En todo caso, la cuestión es que no se trata de que existan empresarios «buenos» o «malos», tan solo de señalar una objetividad: el burgués se apropia de parte del trabajo ajeno, y eso ni nosotros como antiguos camareros y cocineros ni Fernando, como empresario de dios sabe qué, podemos esquivarlo. Esta supuesta «independencia» para hacer y deshacer a gusto propio es ilusoria. El capitalista se encuentra subordinado a las dinámicas del mercado y la competencia, inmanentes a las lógicas del capital. Para sobrevivir, debe maximizar la explotación de la fuerza de trabajo y minimizar costos, lo que reproduce las mismas relaciones desiguales que estructuran el sistema capitalista.

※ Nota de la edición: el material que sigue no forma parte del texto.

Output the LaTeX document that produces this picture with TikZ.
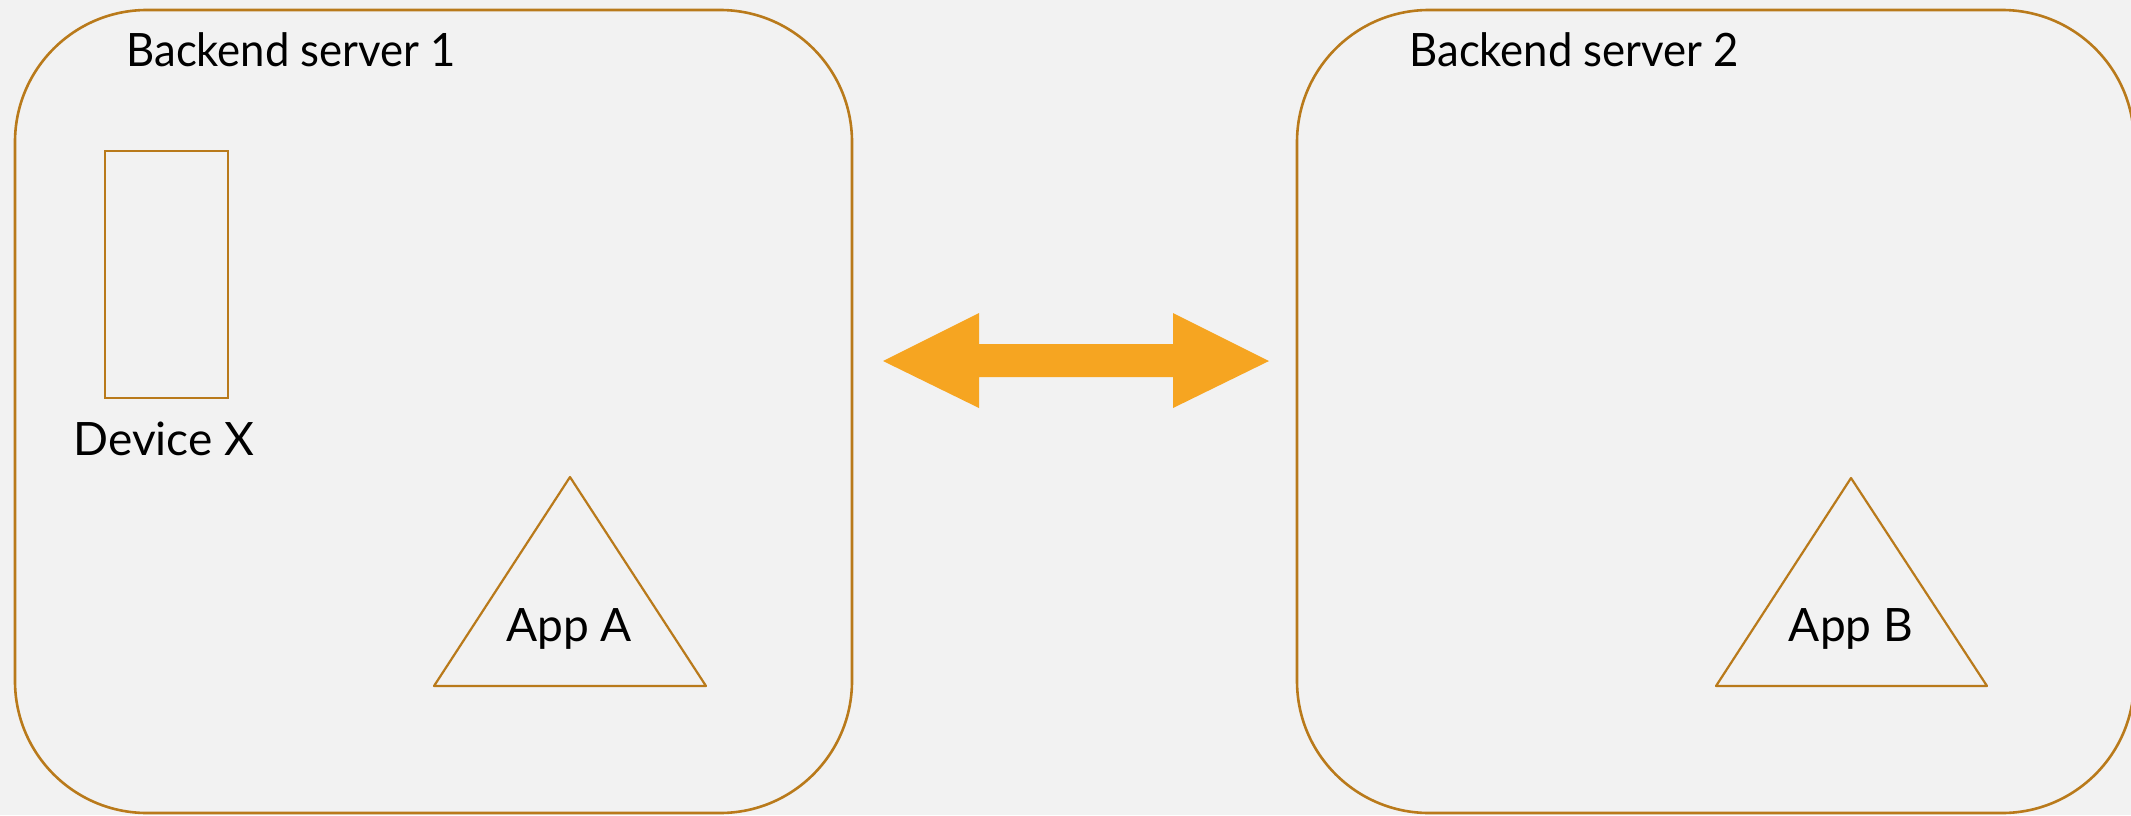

Pero todo esto lo resumiría más rápido mi amigo Pedro. Después del pequeño discurso de Fernando piquito de oro y una sonora carcajada de todos los presentes, Pedro diría: «mira, Fernando, yo sólo sé que de los que estamos aquí la mayoría cobramos, rozando, el SMI. Puedes intentar vendernos la patochada esta de ser nuestro propio jefe, pero aquí sabemos mejor que nadie que quien nace lechón muere cochino, y no queremos que nadie pase por lo que nosotros seguimos pasando día a día». En ese momento, Fernando abandonó su perfecta oratoria y, rojo como un tomate, sólo fue capaz de decir: «¿¡Me estás llamando cerdo!? Vosotros sólo queréis chupar de la teta de mamá Estado». Efectivamente, Pedro había dado en el clavo. Nosotros, los hijos de la crisis y la precariedad somos también los hijos e hijas de los explotados. Y por eso precisamente no sólo tenemos grandes dificultades para convertirnos en empresarios, sino que los comunistas, los trabajadores conscientes, no queremos. Porque lo que buscamos, nuestro interés final como trabajadores, no es simplemente vivir mejor, sino la abolición total de la esclavitud asalariada. Ese paso, en el que el proletario se libera de sus cadenas y con ello libera a la humanidad, es el ineludible para construir un mundo radicalmente distinto, donde ningún cerdo nos vuelva a robar nuestro pan.